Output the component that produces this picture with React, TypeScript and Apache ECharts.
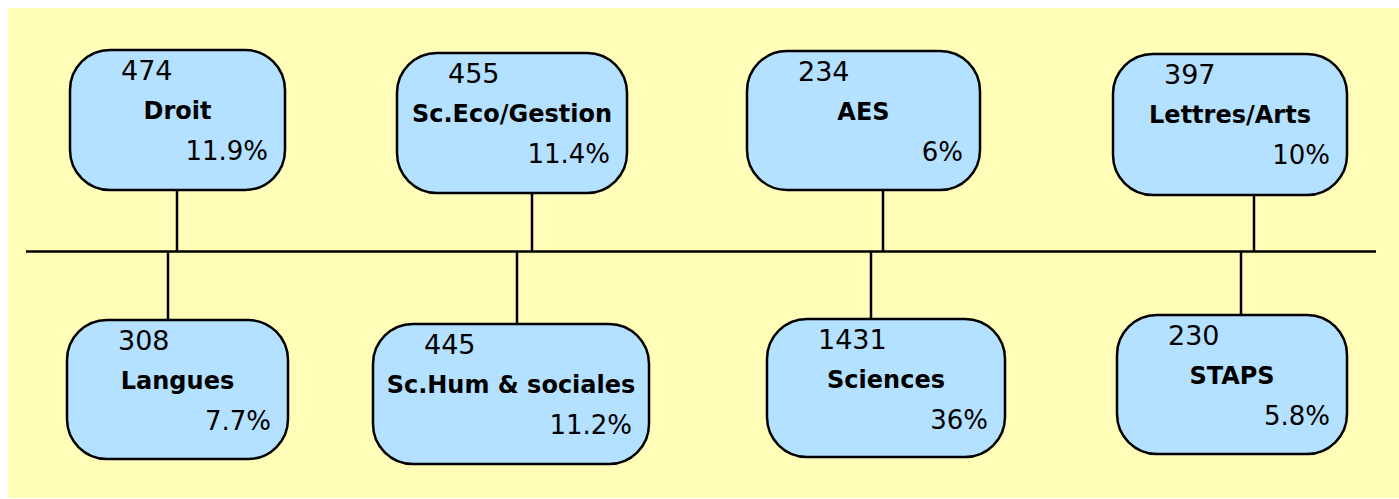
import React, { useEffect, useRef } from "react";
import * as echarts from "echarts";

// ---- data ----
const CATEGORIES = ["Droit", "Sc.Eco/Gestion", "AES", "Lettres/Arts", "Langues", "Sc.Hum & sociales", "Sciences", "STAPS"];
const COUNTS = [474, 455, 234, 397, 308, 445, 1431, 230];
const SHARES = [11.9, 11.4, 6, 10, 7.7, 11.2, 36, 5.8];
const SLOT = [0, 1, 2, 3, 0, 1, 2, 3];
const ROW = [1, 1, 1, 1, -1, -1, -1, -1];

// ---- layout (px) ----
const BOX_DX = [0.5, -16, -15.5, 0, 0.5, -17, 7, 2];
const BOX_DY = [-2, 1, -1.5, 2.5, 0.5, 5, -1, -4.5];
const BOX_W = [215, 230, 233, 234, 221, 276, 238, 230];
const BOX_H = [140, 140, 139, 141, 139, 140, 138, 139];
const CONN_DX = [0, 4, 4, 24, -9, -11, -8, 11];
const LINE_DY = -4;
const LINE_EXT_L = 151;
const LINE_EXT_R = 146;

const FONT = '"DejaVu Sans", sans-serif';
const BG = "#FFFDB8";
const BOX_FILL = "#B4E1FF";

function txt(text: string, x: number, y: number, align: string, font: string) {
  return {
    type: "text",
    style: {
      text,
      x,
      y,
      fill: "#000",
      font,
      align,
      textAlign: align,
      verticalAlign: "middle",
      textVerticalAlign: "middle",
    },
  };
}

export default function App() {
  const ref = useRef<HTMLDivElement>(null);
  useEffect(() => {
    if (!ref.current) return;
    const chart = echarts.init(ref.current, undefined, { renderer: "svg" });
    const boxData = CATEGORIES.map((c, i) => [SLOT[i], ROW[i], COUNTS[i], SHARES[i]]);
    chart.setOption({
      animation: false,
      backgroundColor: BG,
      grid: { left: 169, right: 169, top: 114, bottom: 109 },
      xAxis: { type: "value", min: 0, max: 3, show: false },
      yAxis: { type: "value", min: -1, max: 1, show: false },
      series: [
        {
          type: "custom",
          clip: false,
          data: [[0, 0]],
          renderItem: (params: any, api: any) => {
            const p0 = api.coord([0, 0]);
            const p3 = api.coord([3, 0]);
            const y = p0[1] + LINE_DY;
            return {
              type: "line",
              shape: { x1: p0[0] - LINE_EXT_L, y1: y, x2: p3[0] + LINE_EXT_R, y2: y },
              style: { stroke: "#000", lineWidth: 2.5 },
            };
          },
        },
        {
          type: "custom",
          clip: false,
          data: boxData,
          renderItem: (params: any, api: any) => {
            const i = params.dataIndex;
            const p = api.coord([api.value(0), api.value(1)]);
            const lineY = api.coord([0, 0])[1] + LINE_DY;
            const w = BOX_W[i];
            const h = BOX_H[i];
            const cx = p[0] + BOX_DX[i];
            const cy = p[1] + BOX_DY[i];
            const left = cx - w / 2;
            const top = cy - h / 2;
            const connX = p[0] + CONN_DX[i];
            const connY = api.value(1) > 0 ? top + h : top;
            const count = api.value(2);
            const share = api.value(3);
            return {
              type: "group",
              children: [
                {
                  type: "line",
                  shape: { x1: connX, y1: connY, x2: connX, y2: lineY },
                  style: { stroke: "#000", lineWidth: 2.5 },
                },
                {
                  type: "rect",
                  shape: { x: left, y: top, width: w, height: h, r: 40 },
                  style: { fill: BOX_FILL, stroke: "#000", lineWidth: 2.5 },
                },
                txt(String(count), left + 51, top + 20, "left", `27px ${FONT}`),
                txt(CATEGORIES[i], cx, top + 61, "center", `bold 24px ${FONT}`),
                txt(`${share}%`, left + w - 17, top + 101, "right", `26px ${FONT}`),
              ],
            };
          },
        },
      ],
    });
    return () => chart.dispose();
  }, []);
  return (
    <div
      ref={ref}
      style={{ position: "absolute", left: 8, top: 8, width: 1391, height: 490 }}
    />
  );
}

════

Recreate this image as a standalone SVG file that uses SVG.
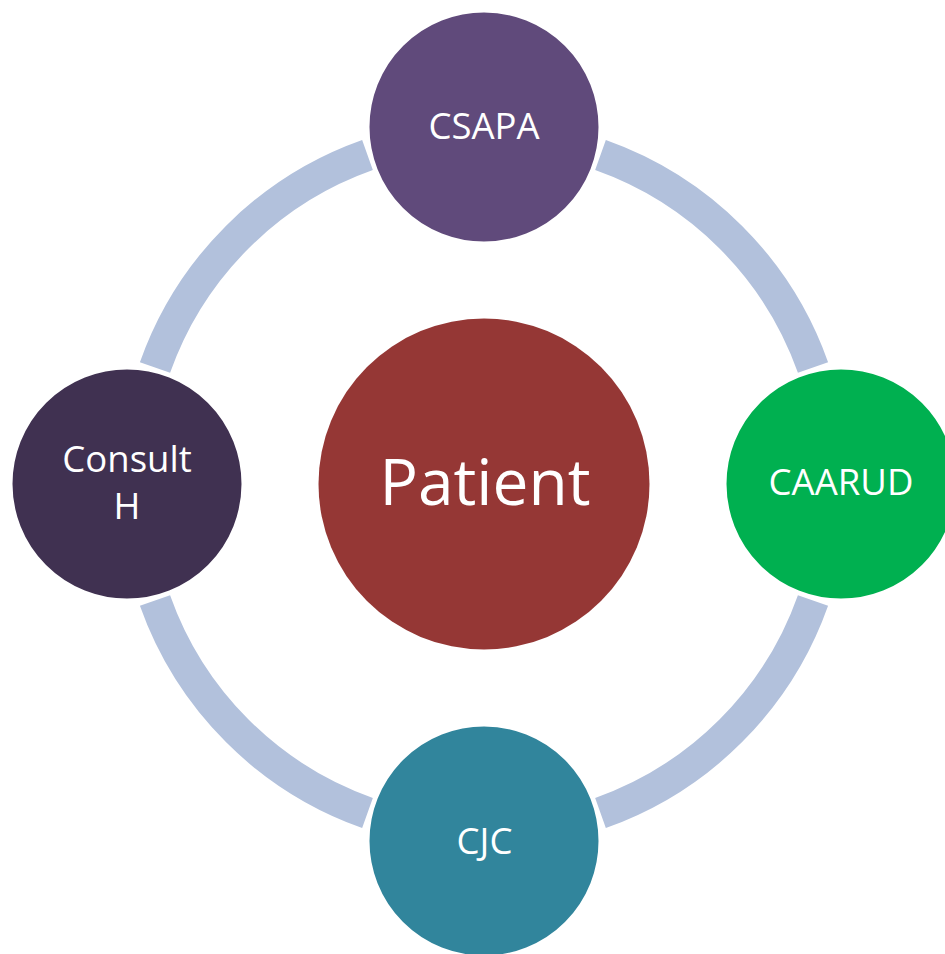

════

Output exactly the lines above, from the line with "Output the component" to the line with "const ROW = [1, 1, 1, 1, -1, -1, -1, -1];", both included; skip the pictures.

SOLUTION
Output the component that produces this picture with React, TypeScript and Apache ECharts.
import React, { useEffect, useRef } from "react";
import * as echarts from "echarts";

// ---- data ----
const CATEGORIES = ["Droit", "Sc.Eco/Gestion", "AES", "Lettres/Arts", "Langues", "Sc.Hum & sociales", "Sciences", "STAPS"];
const COUNTS = [474, 455, 234, 397, 308, 445, 1431, 230];
const SHARES = [11.9, 11.4, 6, 10, 7.7, 11.2, 36, 5.8];
const SLOT = [0, 1, 2, 3, 0, 1, 2, 3];
const ROW = [1, 1, 1, 1, -1, -1, -1, -1];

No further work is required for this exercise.